Women interested in joining the Northwoods Ninety-Nines can contact Sykes at 906-362-5966 or visit the international website at www.ninety-nines.org.
Youth can also get involved with aviation at Sawyer through the Young Eagles. Created by the EAA, this program gives children ages 8 to 17 the opportunity to take their first flight. Its mission is to introduce and inspire youth to the world of aviation, the EAA website states.
The program is an “amazing opportunity” for youth and may just inspire the next generation of pilots, Durand said, which is “desperately needed” during the current pilot shortage. Boeing projects a shortage exceeding 800,000 pilots worldwide by 2035, he said.
“There is a tidal wave of a pilot shortage beginning to surge,” Durand said. “For youth, beginning their flight training today will find themselves in a rare high-demand job market seeking their expertise.”
The MCFC provides scholarships to area youth to pursue a private pilot’s license and flies over 100 youths for free through the Young Eagles program.
Young Eagles pilots become automatic members of the EAA and have access to ground school flight training through Sporty’s Pilot Shop.
Visit EAA Chapter 850 on Facebook for more information or
Durand and Steve Solinski will also be running an Aviation Club at Marquette Senior High School this coming academic year for interested students.
Aviation offers various career opportunities, said DuRay, and taking that first flight can open doors to many other interests and areas of aviation.
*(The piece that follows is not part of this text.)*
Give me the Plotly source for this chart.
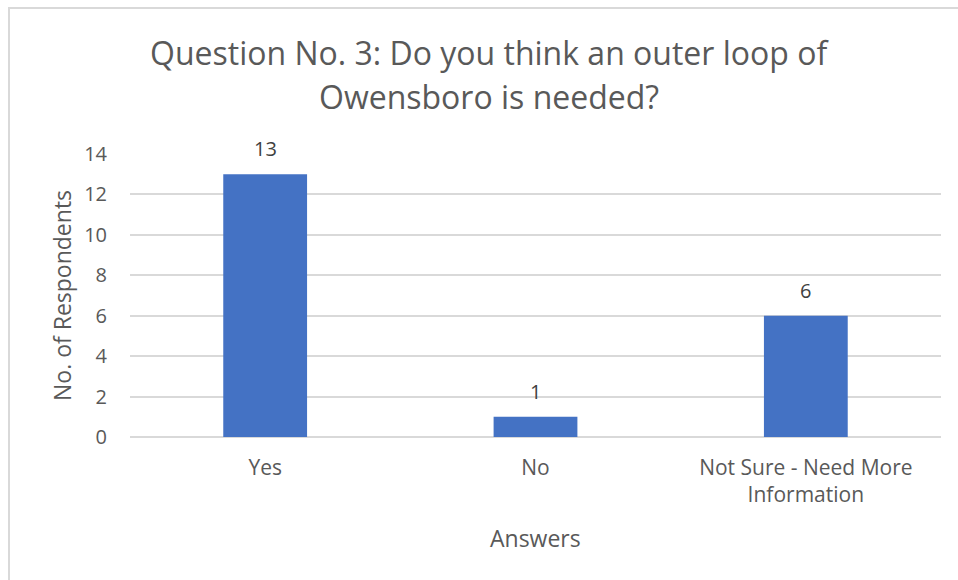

The airport is lucky to have so many avenues for individuals interested to explore, he said.
“The biggest benefit of having these organizations based at your airport is it’s a collective group of aviation enthusiasts that continue to push forward our agenda for the airport, which is to help grow and support aviation whether it be commercial, charter or private aviation interest because it all starts with your first flight, that’s the key to it all,” DuRay said. “If these clubs or these organizations can help keep our aviation community healthy, not just on the private level but on the commercial level, in turn it helps support the overall community.”